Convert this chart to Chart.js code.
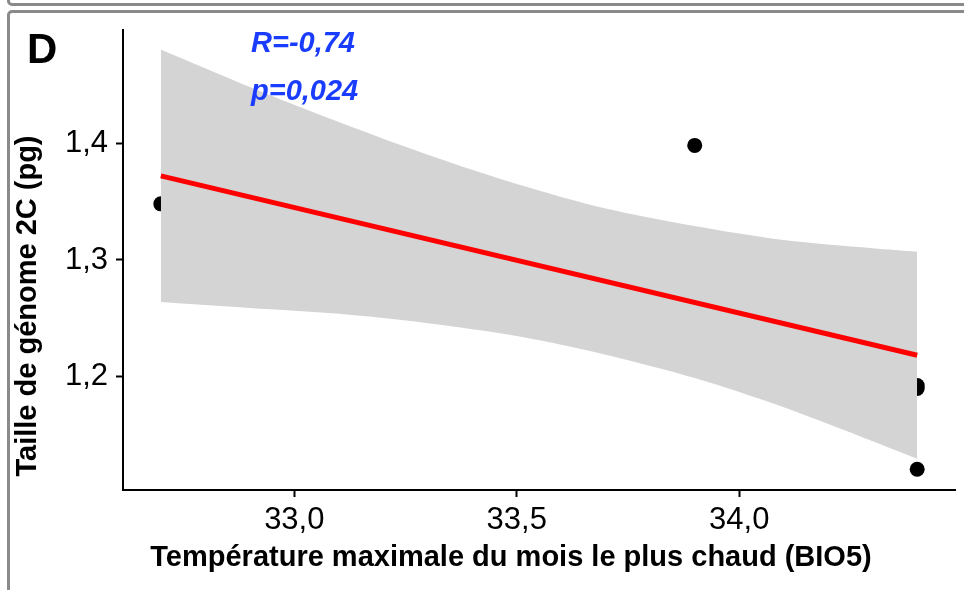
<!DOCTYPE html>
<html>
<head>
<meta charset="utf-8">
<script src="https://cdn.jsdelivr.net/npm/chart.js@4"></script>
<style>
  html, body { margin: 0; padding: 0; background: #fff; }
  #wrap { position: relative; width: 964px; height: 590px; overflow: hidden; }
  .frame { position: absolute; border: 3px solid #8a8a8a; border-radius: 5px; }
  #f1 { left: 7px; top: -30px; width: 1000px; height: 30px; }
  #f2 { left: 7px; top: 10px; width: 1000px; height: 1000px; }
  canvas { position: absolute; left: 0; top: 0; }
</style>
</head>
<body>
<div id="wrap">
  <div class="frame" id="f1"></div>
  <div class="frame" id="f2"></div>
  <canvas id="myChart" width="964" height="590"></canvas>
</div>
<script>
// observed points
const ptX = [32.7, 33.9, 34.4, 34.4, 34.4];
const ptY = [1.348, 1.398, 1.1926, 1.1901, 1.121];

// regression line
const fitX = [32.7, 34.4];
const fitY = [1.372, 1.2185];

// confidence band
const bandX  = [32.7, 32.9, 33.1, 33.3, 33.5, 33.7, 33.9, 34.1, 34.3, 34.4];
const bandHi = [1.480, 1.448, 1.418, 1.390, 1.365, 1.344, 1.329, 1.317, 1.310, 1.307];
const bandLo = [1.264, 1.259, 1.254, 1.246, 1.235, 1.219, 1.199, 1.174, 1.145, 1.130];

const xTicks = [33.0, 33.5, 34.0];
const yTicks = [1.2, 1.3, 1.4];

const xTitle = 'Température maximale du mois le plus chaud (BIO5)';
const yTitle = 'Taille de génome 2C (pg)';
const panelTag = 'D';
const statR = 'R=-0,74';
const statP = 'p=0,024';

const FONT = "'Liberation Sans', Arial, sans-serif";
const toPts = (xs, ys) => xs.map((x, i) => ({ x: x, y: ys[i] }));
const fmt = v => Number(v).toFixed(1).replace('.', ',');

const textPlugin = {
    id: 'panelText',
    afterDraw(chart) {
        const c = chart.ctx;
        c.save();
        c.fillStyle = '#000';
        c.textBaseline = 'alphabetic';

        c.font = 'bold 42px ' + FONT;
        c.textAlign = 'left';
        c.fillText(panelTag, 27, 63);

        c.font = 'bold 29px ' + FONT;
        c.textAlign = 'center';
        c.fillText(xTitle, 511, 566);

        c.save();
        c.translate(36, 306);
        c.rotate(-Math.PI / 2);
        c.fillText(yTitle, 0, 0);
        c.restore();

        c.fillStyle = '#1a3cff';
        c.font = 'italic bold 29px ' + FONT;
        c.textAlign = 'left';
        c.fillText(statR, 251, 52);
        c.fillText(statP, 251, 100);
        c.restore();
    }
};

const axisGrid = {
    display: true,
    drawOnChartArea: false,
    drawTicks: true,
    tickLength: 7,
    tickWidth: 2,
    tickColor: '#000'
};

new Chart(document.getElementById('myChart'), {
    type: 'scatter',
    data: {
        datasets: [
            {
                data: toPts(ptX, ptY),
                backgroundColor: '#000',
                borderWidth: 0,
                pointRadius: 7.5,
                order: 3
            },
            {
                data: toPts(bandX, bandHi),
                showLine: true,
                borderWidth: 0,
                borderColor: 'rgba(0,0,0,0)',
                pointRadius: 0,
                backgroundColor: '#d4d4d4',
                fill: '+1',
                tension: 0.3,
                order: 2
            },
            {
                data: toPts(bandX, bandLo),
                showLine: true,
                borderWidth: 0,
                borderColor: 'rgba(0,0,0,0)',
                pointRadius: 0,
                fill: false,
                tension: 0.3,
                order: 2
            },
            {
                data: toPts(fitX, fitY),
                showLine: true,
                borderColor: '#ff0000',
                borderWidth: 5,
                pointRadius: 0,
                fill: false,
                order: 1
            }
        ]
    },
    options: {
        responsive: false,
        animation: false,
        layout: { padding: { top: 30, right: 9, left: 0, bottom: 0 } },
        scales: {
            x: {
                type: 'linear',
                min: 32.615,
                max: 34.485,
                afterBuildTicks: s => { s.ticks = xTicks.map(v => ({ value: v })); },
                afterFit: s => { s.height = 100; },
                ticks: { callback: fmt, font: { family: FONT, size: 31 }, color: '#000', padding: 5, maxRotation: 0 },
                grid: axisGrid,
                border: { display: true, color: '#000', width: 2 }
            },
            y: {
                type: 'linear',
                min: 1.1033,
                max: 1.4967,
                afterBuildTicks: s => { s.ticks = yTicks.map(v => ({ value: v })); },
                afterFit: s => { s.width = 123; },
                ticks: { callback: fmt, font: { family: FONT, size: 31 }, color: '#000', padding: 8 },
                grid: axisGrid,
                border: { display: true, color: '#000', width: 2 }
            }
        },
        plugins: {
            legend: { display: false },
            tooltip: { enabled: false }
        }
    },
    plugins: [textPlugin]
});
</script>
</body>
</html>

Set task
Skip the pictures, please, and transcribe only the lines from the beginning of the material through the one that contains "1.174, 1.145, 1.130];".

Completed exercise
Convert this chart to Chart.js code.
<!DOCTYPE html>
<html>
<head>
<meta charset="utf-8">
<script src="https://cdn.jsdelivr.net/npm/chart.js@4"></script>
<style>
  html, body { margin: 0; padding: 0; background: #fff; }
  #wrap { position: relative; width: 964px; height: 590px; overflow: hidden; }
  .frame { position: absolute; border: 3px solid #8a8a8a; border-radius: 5px; }
  #f1 { left: 7px; top: -30px; width: 1000px; height: 30px; }
  #f2 { left: 7px; top: 10px; width: 1000px; height: 1000px; }
  canvas { position: absolute; left: 0; top: 0; }
</style>
</head>
<body>
<div id="wrap">
  <div class="frame" id="f1"></div>
  <div class="frame" id="f2"></div>
  <canvas id="myChart" width="964" height="590"></canvas>
</div>
<script>
// observed points
const ptX = [32.7, 33.9, 34.4, 34.4, 34.4];
const ptY = [1.348, 1.398, 1.1926, 1.1901, 1.121];

// regression line
const fitX = [32.7, 34.4];
const fitY = [1.372, 1.2185];

// confidence band
const bandX  = [32.7, 32.9, 33.1, 33.3, 33.5, 33.7, 33.9, 34.1, 34.3, 34.4];
const bandHi = [1.480, 1.448, 1.418, 1.390, 1.365, 1.344, 1.329, 1.317, 1.310, 1.307];
const bandLo = [1.264, 1.259, 1.254, 1.246, 1.235, 1.219, 1.199, 1.174, 1.145, 1.130];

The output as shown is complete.